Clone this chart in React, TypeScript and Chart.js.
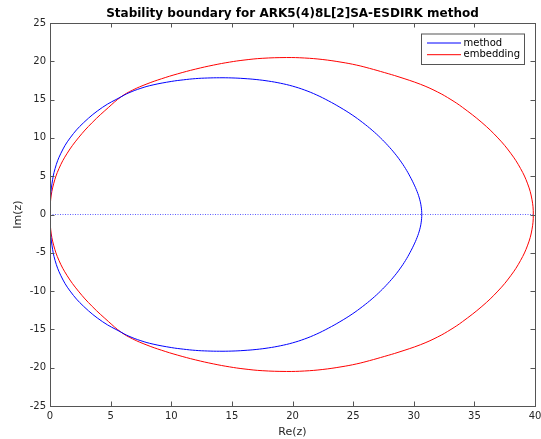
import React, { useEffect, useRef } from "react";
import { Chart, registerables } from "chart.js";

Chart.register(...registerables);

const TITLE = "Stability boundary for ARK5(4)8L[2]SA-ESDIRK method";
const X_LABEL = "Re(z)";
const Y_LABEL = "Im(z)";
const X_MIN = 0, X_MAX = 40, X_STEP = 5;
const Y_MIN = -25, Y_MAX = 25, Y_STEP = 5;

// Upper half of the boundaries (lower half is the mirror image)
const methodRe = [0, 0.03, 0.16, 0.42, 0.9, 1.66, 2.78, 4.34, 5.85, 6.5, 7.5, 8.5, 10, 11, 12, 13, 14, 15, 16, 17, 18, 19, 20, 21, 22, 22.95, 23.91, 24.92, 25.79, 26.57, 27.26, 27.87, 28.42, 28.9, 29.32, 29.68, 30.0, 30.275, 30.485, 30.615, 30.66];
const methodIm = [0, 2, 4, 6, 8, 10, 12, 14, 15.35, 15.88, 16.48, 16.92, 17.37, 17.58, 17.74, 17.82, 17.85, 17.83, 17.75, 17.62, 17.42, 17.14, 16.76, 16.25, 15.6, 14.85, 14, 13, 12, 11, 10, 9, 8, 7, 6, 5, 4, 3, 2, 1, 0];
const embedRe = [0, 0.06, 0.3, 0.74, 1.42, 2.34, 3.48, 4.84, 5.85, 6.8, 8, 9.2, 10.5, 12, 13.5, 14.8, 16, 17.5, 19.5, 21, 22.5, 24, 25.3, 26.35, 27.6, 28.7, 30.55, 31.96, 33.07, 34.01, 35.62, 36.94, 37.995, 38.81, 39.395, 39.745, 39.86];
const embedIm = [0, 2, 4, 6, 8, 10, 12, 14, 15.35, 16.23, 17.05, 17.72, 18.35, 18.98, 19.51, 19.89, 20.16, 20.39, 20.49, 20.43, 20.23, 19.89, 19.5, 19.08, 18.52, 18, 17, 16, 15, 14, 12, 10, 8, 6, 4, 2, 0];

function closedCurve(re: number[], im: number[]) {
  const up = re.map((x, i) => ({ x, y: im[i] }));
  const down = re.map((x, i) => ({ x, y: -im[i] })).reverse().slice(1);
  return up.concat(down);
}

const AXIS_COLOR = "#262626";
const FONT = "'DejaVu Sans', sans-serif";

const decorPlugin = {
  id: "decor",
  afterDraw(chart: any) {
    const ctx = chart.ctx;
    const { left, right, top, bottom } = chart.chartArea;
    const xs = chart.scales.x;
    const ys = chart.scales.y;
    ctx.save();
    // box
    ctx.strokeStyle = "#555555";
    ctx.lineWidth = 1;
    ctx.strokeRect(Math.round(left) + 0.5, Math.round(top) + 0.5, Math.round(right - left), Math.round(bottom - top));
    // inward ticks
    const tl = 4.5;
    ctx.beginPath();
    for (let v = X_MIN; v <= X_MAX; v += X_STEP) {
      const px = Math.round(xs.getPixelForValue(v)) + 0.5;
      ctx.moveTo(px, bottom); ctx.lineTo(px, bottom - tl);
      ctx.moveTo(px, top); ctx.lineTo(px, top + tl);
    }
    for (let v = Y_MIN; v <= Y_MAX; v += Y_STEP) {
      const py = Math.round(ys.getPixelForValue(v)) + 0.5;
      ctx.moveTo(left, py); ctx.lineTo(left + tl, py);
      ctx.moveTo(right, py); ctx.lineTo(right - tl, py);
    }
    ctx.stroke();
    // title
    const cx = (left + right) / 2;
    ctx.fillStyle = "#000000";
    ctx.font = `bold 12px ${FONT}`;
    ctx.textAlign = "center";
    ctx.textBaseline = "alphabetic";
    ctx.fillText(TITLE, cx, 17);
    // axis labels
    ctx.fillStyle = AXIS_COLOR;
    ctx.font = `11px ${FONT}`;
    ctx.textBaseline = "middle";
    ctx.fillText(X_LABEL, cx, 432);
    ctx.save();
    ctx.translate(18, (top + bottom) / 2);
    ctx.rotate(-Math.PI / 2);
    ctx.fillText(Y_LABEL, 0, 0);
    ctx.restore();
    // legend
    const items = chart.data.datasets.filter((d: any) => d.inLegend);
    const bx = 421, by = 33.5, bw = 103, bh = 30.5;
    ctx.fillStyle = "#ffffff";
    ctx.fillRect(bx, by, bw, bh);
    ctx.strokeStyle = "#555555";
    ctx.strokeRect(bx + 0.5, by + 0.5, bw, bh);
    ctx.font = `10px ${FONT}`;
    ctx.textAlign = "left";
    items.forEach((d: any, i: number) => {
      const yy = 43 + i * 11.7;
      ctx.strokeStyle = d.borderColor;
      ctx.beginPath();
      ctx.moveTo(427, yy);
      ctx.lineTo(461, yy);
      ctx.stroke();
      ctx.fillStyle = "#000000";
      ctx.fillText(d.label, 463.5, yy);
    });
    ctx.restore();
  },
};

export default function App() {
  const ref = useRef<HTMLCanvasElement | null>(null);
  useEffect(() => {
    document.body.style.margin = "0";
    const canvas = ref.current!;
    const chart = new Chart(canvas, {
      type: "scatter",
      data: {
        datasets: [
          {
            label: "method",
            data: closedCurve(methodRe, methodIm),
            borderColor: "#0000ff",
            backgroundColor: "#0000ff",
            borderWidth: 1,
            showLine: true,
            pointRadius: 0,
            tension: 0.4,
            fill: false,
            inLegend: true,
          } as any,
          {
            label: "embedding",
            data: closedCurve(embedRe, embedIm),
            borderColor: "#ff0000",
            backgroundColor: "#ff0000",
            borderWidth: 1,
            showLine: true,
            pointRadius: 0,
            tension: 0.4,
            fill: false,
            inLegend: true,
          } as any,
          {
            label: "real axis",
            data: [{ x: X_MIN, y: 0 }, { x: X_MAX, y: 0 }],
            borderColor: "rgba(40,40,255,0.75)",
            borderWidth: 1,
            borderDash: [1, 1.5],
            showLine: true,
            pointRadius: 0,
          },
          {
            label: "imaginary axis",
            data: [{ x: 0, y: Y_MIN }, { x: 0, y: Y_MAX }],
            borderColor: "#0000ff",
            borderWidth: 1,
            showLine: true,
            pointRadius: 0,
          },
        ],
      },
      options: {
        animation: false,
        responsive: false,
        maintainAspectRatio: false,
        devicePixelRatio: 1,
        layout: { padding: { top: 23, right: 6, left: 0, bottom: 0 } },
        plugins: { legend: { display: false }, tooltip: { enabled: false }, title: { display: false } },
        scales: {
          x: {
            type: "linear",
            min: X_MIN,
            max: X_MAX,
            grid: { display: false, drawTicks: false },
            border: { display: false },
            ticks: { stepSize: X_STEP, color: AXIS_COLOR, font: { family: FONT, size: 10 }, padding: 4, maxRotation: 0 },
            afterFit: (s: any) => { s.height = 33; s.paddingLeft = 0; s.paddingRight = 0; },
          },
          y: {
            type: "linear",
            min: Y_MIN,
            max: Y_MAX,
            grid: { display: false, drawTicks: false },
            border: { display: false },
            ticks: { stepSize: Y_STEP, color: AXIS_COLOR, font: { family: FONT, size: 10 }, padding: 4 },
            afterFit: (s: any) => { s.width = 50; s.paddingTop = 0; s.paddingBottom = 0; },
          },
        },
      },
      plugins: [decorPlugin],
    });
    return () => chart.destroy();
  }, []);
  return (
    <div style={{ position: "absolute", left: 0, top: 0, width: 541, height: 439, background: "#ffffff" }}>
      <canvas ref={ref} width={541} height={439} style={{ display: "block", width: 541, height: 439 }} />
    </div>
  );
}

_Given instruction_: Leave out the pictures and reproduce the rest of the listing exactly.

_Response_:
Clone this chart in React, TypeScript and Chart.js.
import React, { useEffect, useRef } from "react";
import { Chart, registerables } from "chart.js";

Chart.register(...registerables);

const TITLE = "Stability boundary for ARK5(4)8L[2]SA-ESDIRK method";
const X_LABEL = "Re(z)";
const Y_LABEL = "Im(z)";
const X_MIN = 0, X_MAX = 40, X_STEP = 5;
const Y_MIN = -25, Y_MAX = 25, Y_STEP = 5;

// Upper half of the boundaries (lower half is the mirror image)
const methodRe = [0, 0.03, 0.16, 0.42, 0.9, 1.66, 2.78, 4.34, 5.85, 6.5, 7.5, 8.5, 10, 11, 12, 13, 14, 15, 16, 17, 18, 19, 20, 21, 22, 22.95, 23.91, 24.92, 25.79, 26.57, 27.26, 27.87, 28.42, 28.9, 29.32, 29.68, 30.0, 30.275, 30.485, 30.615, 30.66];
const methodIm = [0, 2, 4, 6, 8, 10, 12, 14, 15.35, 15.88, 16.48, 16.92, 17.37, 17.58, 17.74, 17.82, 17.85, 17.83, 17.75, 17.62, 17.42, 17.14, 16.76, 16.25, 15.6, 14.85, 14, 13, 12, 11, 10, 9, 8, 7, 6, 5, 4, 3, 2, 1, 0];
const embedRe = [0, 0.06, 0.3, 0.74, 1.42, 2.34, 3.48, 4.84, 5.85, 6.8, 8, 9.2, 10.5, 12, 13.5, 14.8, 16, 17.5, 19.5, 21, 22.5, 24, 25.3, 26.35, 27.6, 28.7, 30.55, 31.96, 33.07, 34.01, 35.62, 36.94, 37.995, 38.81, 39.395, 39.745, 39.86];
const embedIm = [0, 2, 4, 6, 8, 10, 12, 14, 15.35, 16.23, 17.05, 17.72, 18.35, 18.98, 19.51, 19.89, 20.16, 20.39, 20.49, 20.43, 20.23, 19.89, 19.5, 19.08, 18.52, 18, 17, 16, 15, 14, 12, 10, 8, 6, 4, 2, 0];

function closedCurve(re: number[], im: number[]) {
  const up = re.map((x, i) => ({ x, y: im[i] }));
  const down = re.map((x, i) => ({ x, y: -im[i] })).reverse().slice(1);
  return up.concat(down);
}

const AXIS_COLOR = "#262626";
const FONT = "'DejaVu Sans', sans-serif";

const decorPlugin = {
  id: "decor",
  afterDraw(chart: any) {
    const ctx = chart.ctx;
    const { left, right, top, bottom } = chart.chartArea;
    const xs = chart.scales.x;
    const ys = chart.scales.y;
    ctx.save();
    // box
    ctx.strokeStyle = "#555555";
    ctx.lineWidth = 1;
    ctx.strokeRect(Math.round(left) + 0.5, Math.round(top) + 0.5, Math.round(right - left), Math.round(bottom - top));
    // inward ticks
    const tl = 4.5;
    ctx.beginPath();
    for (let v = X_MIN; v <= X_MAX; v += X_STEP) {
      const px = Math.round(xs.getPixelForValue(v)) + 0.5;
      ctx.moveTo(px, bottom); ctx.lineTo(px, bottom - tl);
      ctx.moveTo(px, top); ctx.lineTo(px, top + tl);
    }
    for (let v = Y_MIN; v <= Y_MAX; v += Y_STEP) {
      const py = Math.round(ys.getPixelForValue(v)) + 0.5;
      ctx.moveTo(left, py); ctx.lineTo(left + tl, py);
      ctx.moveTo(right, py); ctx.lineTo(right - tl, py);
    }
    ctx.stroke();
    // title
    const cx = (left + right) / 2;
    ctx.fillStyle = "#000000";
    ctx.font = `bold 12px ${FONT}`;
    ctx.textAlign = "center";
    ctx.textBaseline = "alphabetic";
    ctx.fillText(TITLE, cx, 17);
    // axis labels
    ctx.fillStyle = AXIS_COLOR;
    ctx.font = `11px ${FONT}`;
    ctx.textBaseline = "middle";
    ctx.fillText(X_LABEL, cx, 432);
    ctx.save();
    ctx.translate(18, (top + bottom) / 2);
    ctx.rotate(-Math.PI / 2);
    ctx.fillText(Y_LABEL, 0, 0);
    ctx.restore();
    // legend
    const items = chart.data.datasets.filter((d: any) => d.inLegend);
    const bx = 421, by = 33.5, bw = 103, bh = 30.5;
    ctx.fillStyle = "#ffffff";
    ctx.fillRect(bx, by, bw, bh);
    ctx.strokeStyle = "#555555";
    ctx.strokeRect(bx + 0.5, by + 0.5, bw, bh);
    ctx.font = `10px ${FONT}`;
    ctx.textAlign = "left";
    items.forEach((d: any, i: number) => {
      const yy = 43 + i * 11.7;
      ctx.strokeStyle = d.borderColor;
      ctx.beginPath();
      ctx.moveTo(427, yy);
      ctx.lineTo(461, yy);
      ctx.stroke();
      ctx.fillStyle = "#000000";
      ctx.fillText(d.label, 463.5, yy);
    });
    ctx.restore();
  },
};

export default function App() {
  const ref = useRef<HTMLCanvasElement | null>(null);
  useEffect(() => {
    document.body.style.margin = "0";
    const canvas = ref.current!;
    const chart = new Chart(canvas, {
      type: "scatter",
      data: {
        datasets: [
          {
            label: "method",
            data: closedCurve(methodRe, methodIm),
            borderColor: "#0000ff",
            backgroundColor: "#0000ff",
            borderWidth: 1,
            showLine: true,
            pointRadius: 0,
            tension: 0.4,
            fill: false,
            inLegend: true,
          } as any,
          {
            label: "embedding",
            data: closedCurve(embedRe, embedIm),
            borderColor: "#ff0000",
            backgroundColor: "#ff0000",
            borderWidth: 1,
            showLine: true,
            pointRadius: 0,
            tension: 0.4,
            fill: false,
            inLegend: true,
          } as any,
          {
            label: "real axis",
            data: [{ x: X_MIN, y: 0 }, { x: X_MAX, y: 0 }],
            borderColor: "rgba(40,40,255,0.75)",
            borderWidth: 1,
            borderDash: [1, 1.5],
            showLine: true,
            pointRadius: 0,
          },
          {
            label: "imaginary axis",
            data: [{ x: 0, y: Y_MIN }, { x: 0, y: Y_MAX }],
            borderColor: "#0000ff",
            borderWidth: 1,
            showLine: true,
            pointRadius: 0,
          },
        ],
      },
      options: {
        animation: false,
        responsive: false,
        maintainAspectRatio: false,
        devicePixelRatio: 1,
        layout: { padding: { top: 23, right: 6, left: 0, bottom: 0 } },
        plugins: { legend: { display: false }, tooltip: { enabled: false }, title: { display: false } },
        scales: {
          x: {
            type: "linear",
            min: X_MIN,
            max: X_MAX,
            grid: { display: false, drawTicks: false },
            border: { display: false },
            ticks: { stepSize: X_STEP, color: AXIS_COLOR, font: { family: FONT, size: 10 }, padding: 4, maxRotation: 0 },
            afterFit: (s: any) => { s.height = 33; s.paddingLeft = 0; s.paddingRight = 0; },
          },
          y: {
            type: "linear",
            min: Y_MIN,
            max: Y_MAX,
            grid: { display: false, drawTicks: false },
            border: { display: false },
            ticks: { stepSize: Y_STEP, color: AXIS_COLOR, font: { family: FONT, size: 10 }, padding: 4 },
            afterFit: (s: any) => { s.width = 50; s.paddingTop = 0; s.paddingBottom = 0; },
          },
        },
      },
      plugins: [decorPlugin],
    });
    return () => chart.destroy();
  }, []);
  return (
    <div style={{ position: "absolute", left: 0, top: 0, width: 541, height: 439, background: "#ffffff" }}>
      <canvas ref={ref} width={541} height={439} style={{ display: "block", width: 541, height: 439 }} />
    </div>
  );
}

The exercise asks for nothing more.